Des solutions pour protéger et dynamiser son portefeuille malgré la baisse des taux
La diversification s’impose plus que jamais. Dans un environnement de taux d’intérêt durablement bas, il devient indispensable d’ouvrir son portefeuille à plusieurs classes d’actifs : immobilier, actions à l’international, obligations émergentes, fonds alternatifs. Multiplier les sources de rendement, c’est limiter l’impact d’un choc sur un seul compartiment du portefeuille.
La gestion des risques doit se réinventer. Les stratégies classiques atteignent leurs limites : l’heure est aux outils sophistiqués, comme les fonds flexibles, l’allocation dynamique ou la gestion quantitative. Les fintech et assurtech déploient des solutions personnalisées, capables d’optimiser la performance tout en préservant la liquidité. Même les particuliers intègrent désormais les stress tests pour anticiper la volatilité créée par la politique monétaire.

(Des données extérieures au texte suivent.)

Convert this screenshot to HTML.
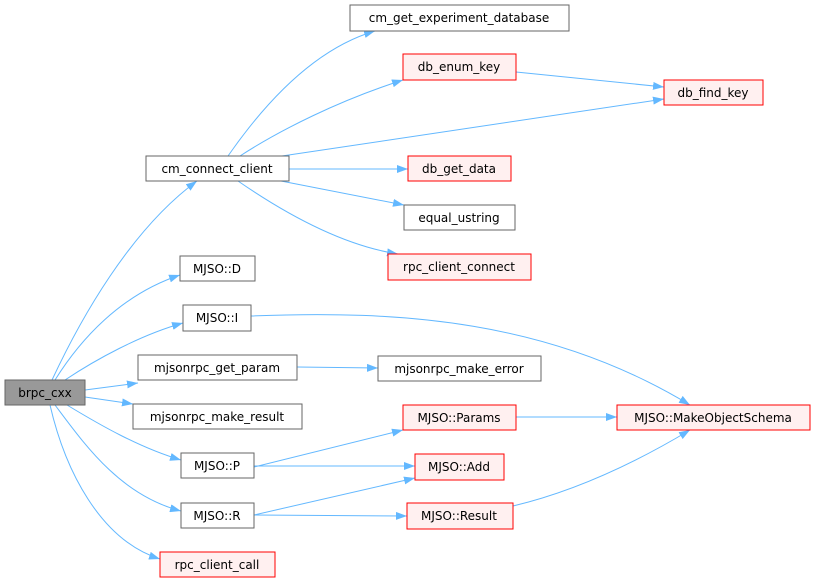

Pour ceux qui cherchent à sortir des sentiers battus, de nouvelles pistes s’ouvrent : fonds non cotés, dette privée, infrastructures. Ces alternatives affichent un couple rendement/risque attractif, mais attention à la liquidité parfois limitée et à la réglementation européenne, toujours plus stricte sur ces véhicules.
La montée en puissance des géants de la tech et l’incursion des GAFAM dans la finance bouleversent les habitudes : plateformes d’investissement inédites, accès élargi aux actifs, montée en force du shadow banking, sous l’œil vigilant des régulateurs. Pour s’adapter, il faut intégrer la rapidité d’exécution et la capacité à pivoter rapidement en cas de retournement des taux ou de secousses sur les marchés européens.
À l’heure où la stabilité monétaire n’est plus acquise, chaque investisseur navigue dans un paysage mouvant. Reste à choisir ses caps, garder le cap sur ses objectifs et accepter que la prudence ne rime plus avec immobilisme.